For the foregoing reasons, upon consideration of this Petition for Writ of Habeas Corpus, IT IS RECOMMENDED that the Petition be DENIED without prejudice to renewal at such time, if any, that the delay and detention may become unreasonable and excessive.

The Parties are further placed on notice that pursuant to Local Rule 72.3:

Any party may object to a magistrate judge's proposed findings, recommendations or report addressing a motion or matter described in 28 U.S.C. § 636 (b)(1)(B) or making a recommendation for the disposition of a prisoner case or a habeas corpus petition within fourteen (14) days after being served with a copy thereof.
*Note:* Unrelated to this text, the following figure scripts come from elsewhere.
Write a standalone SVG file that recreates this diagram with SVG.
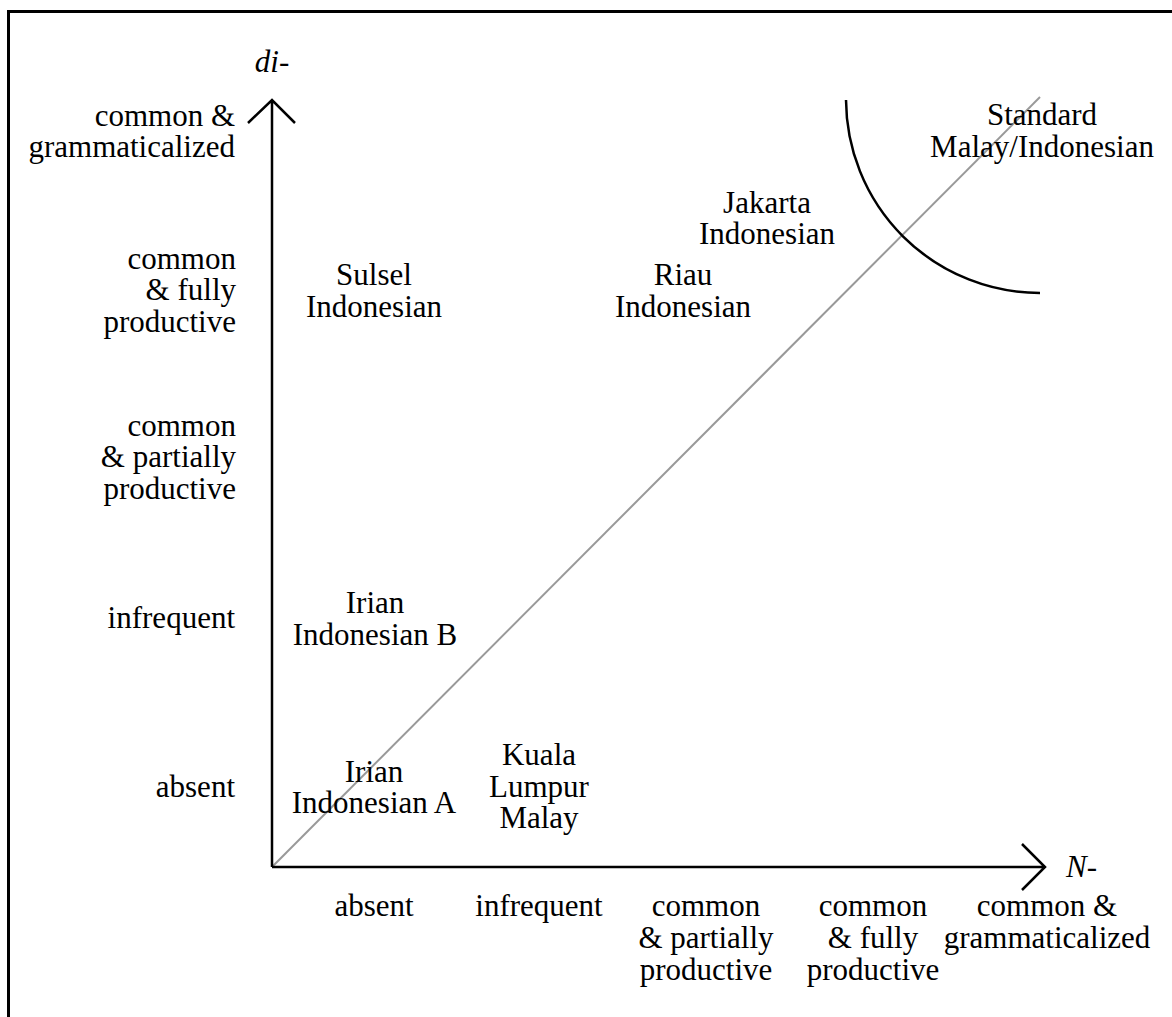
<svg xmlns="http://www.w3.org/2000/svg" width="1172" height="1017" viewBox="0 0 1172 1017">
<style>
text{font-family:"Liberation Serif","Times New Roman",serif;font-size:31px;fill:#000}
.r{text-anchor:end}
.m{text-anchor:middle}
.i{font-style:italic}
.ax{fill:none;stroke:#000;stroke-width:2.5}
</style>
<rect width="1172" height="1017" fill="#fff"/>
<path d="M8.5,1017 V11.5 H1172" fill="none" stroke="#000" stroke-width="3"/>
<g id="connectors">
<line x1="272" y1="867" x2="1040" y2="97" stroke="#999" stroke-width="2"/>
<path class="ax" d="M272,867 V100 M248,123 L272,100 L295,123"/>
<path class="ax" d="M272,867 H1045 M1022,844 L1045,867 L1022,890"/>
<path class="ax" d="M846,100 A194,194 0 0,0 1040,293"/>
</g>
<g id="axis-titles">
<text class="m i" x="272" y="72">di-</text>
<text class="i" x="1066" y="877">N-</text>
</g>
<g id="y-labels">
<text class="r" x="235" y="126">common &amp;<tspan x="235" dy="30.5">grammaticalized</tspan></text>
<text class="r" x="236" y="269">common<tspan x="236" dy="31.3">&amp; fully</tspan><tspan x="236" dy="31.3">productive</tspan></text>
<text class="r" x="236" y="436">common<tspan x="236" dy="31.3">&amp; partially</tspan><tspan x="236" dy="31.3">productive</tspan></text>
<text class="r" x="235" y="628">infrequent</text>
<text class="r" x="235" y="797">absent</text>
</g>
<g id="x-labels">
<text class="m" x="374" y="916">absent</text>
<text class="m" x="539" y="916">infrequent</text>
<text class="m" x="706" y="916">common<tspan x="706" dy="32">&amp; partially</tspan><tspan x="706" dy="32">productive</tspan></text>
<text class="m" x="873" y="916">common<tspan x="873" dy="32">&amp; fully</tspan><tspan x="873" dy="32">productive</tspan></text>
<text class="m" x="1047" y="916">common &amp;<tspan x="1047" dy="32">grammaticalized</tspan></text>
</g>
<g id="node-standard"><text class="m" x="1042" y="125">Standard<tspan x="1042" dy="31.5">Malay/Indonesian</tspan></text></g>
<g id="node-jakarta"><text class="m" x="767" y="213">Jakarta<tspan x="767" dy="31.3">Indonesian</tspan></text></g>
<g id="node-riau"><text class="m" x="683" y="285">Riau<tspan x="683" dy="31.7">Indonesian</tspan></text></g>
<g id="node-sulsel"><text class="m" x="374" y="285">Sulsel<tspan x="374" dy="31.7">Indonesian</tspan></text></g>
<g id="node-irian-b"><text class="m" x="375" y="613">Irian<tspan x="375" dy="31.7">Indonesian B</tspan></text></g>
<g id="node-irian-a"><text class="m" x="374" y="782">Irian<tspan x="374" dy="31">Indonesian A</tspan></text></g>
<g id="node-kuala"><text class="m" x="539" y="765">Kuala<tspan x="539" dy="31.7">Lumpur</tspan><tspan x="539" dy="31.7">Malay</tspan></text></g>
</svg>
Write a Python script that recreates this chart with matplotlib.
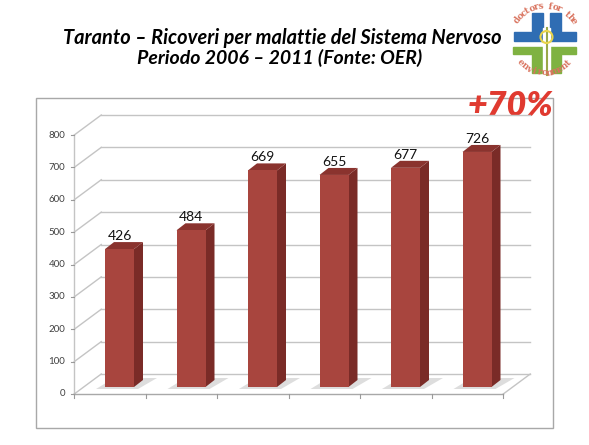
import matplotlib
matplotlib.use("Agg")
import matplotlib.pyplot as plt
from matplotlib.patches import Polygon, Rectangle, Circle
import numpy as np

# ---------------- data ----------------
years = ["2006", "2007", "2008", "2009", "2010", "2011"]
ricoveri = [426, 484, 669, 655, 677, 726]
y_ticks = [0, 100, 200, 300, 400, 500, 600, 700, 800]
title_line1 = "Taranto – Ricoveri per malattie del Sistema Nervoso"
title_line2 = "Periodo 2006 – 2011 (Fonte: OER)"
increase_label = "+70%"

# ---------------- style ----------------
W, H = 589, 445
FONT = ["Lato", "DejaVu Sans"]
FRONT = "#a8453e"
SIDE = "#7a2b27"
TOP = "#8a332e"
GRID = "#c4c4c4"

fig = plt.figure(figsize=(W / 100, H / 100), dpi=100)

# overlay axes in pixel coordinates (y down) for frame, titles, logo
ov = fig.add_axes([0, 0, 1, 1])
ov.set_xlim(0, W)
ov.set_ylim(H, 0)
ov.axis("off")

# main plot axes (bar plane)
x_left_px, x_right_px = 83.75, 512.75
y_base_px, y_top_px = 387, 128
ax = fig.add_axes([x_left_px / W, (H - y_base_px) / H,
                   (x_right_px - x_left_px) / W, (y_base_px - y_top_px) / H])
ax.set_xlim(-0.5, 5.5)
ax.set_ylim(0, 800)
ax.axis("off")
ax.patch.set_alpha(0)

PX = 6.0 / (x_right_px - x_left_px)      # data-x per pixel
PY = 800.0 / (y_base_px - y_top_px)      # data-y per pixel

dxf, dyf = -9.5 * PX, -7 * PY            # front plane offset
dxb, dyb = 17.5 * PX, 13 * PY            # back wall offset
bdx, bdy = 9 * PX, 7 * PY                # bar depth
bw = 29 * PX
hw = bw / 2

# frame box
ov.add_patch(Rectangle((36, 98), 553 - 36, 428 - 98, fill=False,
                       edgecolor="#a8a8a8", lw=1.0, zorder=1))

# walls / gridlines
for v in y_ticks:
    ax.plot([-0.5 + dxf, -0.5 + dxb], [v + dyf, v + dyb], color=GRID, lw=1.0,
            clip_on=False, zorder=1)
    ax.plot([-0.5 + dxb, 5.5 + dxb], [v + dyb, v + dyb], color=GRID, lw=1.0,
            clip_on=False, zorder=1)
    ax.plot([-0.5 + dxf - 3 * PX, -0.5 + dxf], [v + dyf, v + dyf], color="#9a9a9a",
            lw=0.8, clip_on=False, zorder=2)
    ax.text(-0.5 + dxf - 9 * PX, v + dyf, str(v), ha="right", va="center",
            fontsize=7, color="#404040", family=FONT)

ax.plot([-0.5 + dxf, -0.5 + dxf], [dyf, 800 + dyf], color=GRID, lw=1.0,
        clip_on=False, zorder=1)
ax.plot([-0.5 + dxf, 5.5 + dxf], [dyf, dyf], color="#a8a8a8", lw=1.0,
        clip_on=False, zorder=2)
ax.plot([5.5 + dxf, 5.5 + dxb], [dyf, dyb], color=GRID, lw=1.0,
        clip_on=False, zorder=1)
for b in np.arange(-0.5, 6.0, 1.0):
    ax.plot([b + dxf, b + dxf], [dyf, dyf - 4 * PY], color="#9a9a9a", lw=0.8,
            clip_on=False, zorder=2)

xs = np.arange(len(years))

# floor shadows
for x in xs:
    shadow = Polygon([(x - hw - 9 * PX, -2 * PY), (x + hw + 4 * PX, -2 * PY),
                      (x + hw + bdx + 14 * PX, bdy + 2 * PY),
                      (x - hw + bdx, bdy + 2 * PY)],
                     closed=True, facecolor="#cfcfcf", edgecolor="none",
                     alpha=0.7, zorder=2, clip_on=False)
    ax.add_patch(shadow)

# bars: front faces through ax.bar, then side & top faces
ax.bar(xs, ricoveri, width=bw, color=FRONT, edgecolor="none", zorder=4)
for x, v in zip(xs, ricoveri):
    side = Polygon([(x + hw, 0), (x + hw + bdx, bdy), (x + hw + bdx, v + bdy),
                    (x + hw, v)], closed=True, facecolor=SIDE, edgecolor="none",
                   zorder=3, clip_on=False)
    top = Polygon([(x - hw, v), (x + hw, v), (x + hw + bdx, v + bdy),
                   (x - hw + bdx, v + bdy)], closed=True, facecolor=TOP,
                  edgecolor="none", zorder=3, clip_on=False)
    ax.add_patch(side)
    ax.add_patch(top)
    ax.annotate(str(v), (x, v), xytext=(0, 13 * 0.72), textcoords="offset points",
                ha="center", va="center", fontsize=10, color="#111111", family=FONT)

# category labels
for x, lab in zip(xs, years):
    ax.annotate(lab, (x + dxf, dyf), xytext=(0, -17 * 0.72), textcoords="offset points",
                ha="center", va="center", fontsize=10, fontweight="bold",
                fontstyle="italic", color="#111111", family=FONT)

# titles
ov.text(282.5, 44, title_line1, ha="center", va="baseline", fontsize=14.4,
        fontweight="bold", fontstyle="italic", color="black", family=FONT)
ov.text(280, 64, title_line2, ha="center", va="baseline", fontsize=14.0,
        fontweight="bold", fontstyle="italic", color="black", family=FONT)

# +70%
ov.text(510, 106, increase_label, ha="center", va="center", fontsize=24.5,
        fontweight="heavy", fontstyle="italic", color="#e03a30", family=FONT,
        zorder=10)

# logo
BLUE = "#2f6db3"
GREEN = "#7fb241"
ov.add_patch(Rectangle((532, 13), 11, 19, color=BLUE, zorder=5))
ov.add_patch(Rectangle((550, 13), 11, 19, color=BLUE, zorder=5))
ov.add_patch(Rectangle((514, 32), 62, 9, color=BLUE, zorder=5))
ov.add_patch(Rectangle((513, 47), 63, 7, color=GREEN, zorder=5))
ov.add_patch(Rectangle((532, 54), 11, 19, color=GREEN, zorder=5))
ov.add_patch(Rectangle((550, 54), 11, 19, color=GREEN, zorder=5))
ov.add_patch(Rectangle((543, 28), 7, 47, color="white", zorder=5.5))
ov.plot([546.5, 546.5], [28, 75], color="#9aa84a", lw=1.5, zorder=6)
ov.add_patch(Circle((546.5, 37), 6, fill=False, edgecolor="#e8d44a", lw=1.5, zorder=6))
cx, cy = 545, 40
top_txt = "doctors for the"
for k, ch in enumerate(top_txt):
    th = np.deg2rad(144 - (144 - 34) * k / (len(top_txt) - 1))
    ov.text(cx + 34 * np.cos(th), cy - 34 * np.sin(th), ch, ha="center", va="center",
            rotation=np.rad2deg(th) - 90, fontsize=6.3, fontweight="bold",
            color="#d9735e", family="DejaVu Serif", zorder=6)
bot_txt = "environment"
for k, ch in enumerate(bot_txt):
    th = np.deg2rad(222 + (316 - 222) * k / (len(bot_txt) - 1))
    ov.text(cx + 33 * np.cos(th), cy - 33 * np.sin(th), ch, ha="center", va="center",
            rotation=np.rad2deg(th) + 90, fontsize=6.3, fontweight="bold",
            color="#d9735e", family="DejaVu Serif", zorder=7)

fig.savefig("out.png", dpi=100)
Such party shall file with the clerk of court, and serve on the magistrate judge and all parties, written objections which shall specifically identify the portions of the proposed findings, recommendations or report to which objection is made and the basis for such objections. The briefing requirements set forth in Local Rule 72.2 shall apply. A judge shall make a de novo determination of those portions of the report or specified proposed findings or recommendations to which objection is made and may accept, reject, or modify, in whole or in part, the findings or recommendations made by the magistrate judge. The judge, however, need conduct a new hearing only in his or her discretion or where required by law, and may consider the record developed before the magistrate judge, making his or her own determination on the basis of that record. The judge may also receive further evidence, recall witnesses or recommit the matter to the magistrate judge with instructions.

Submitted this 5th day of March 2013.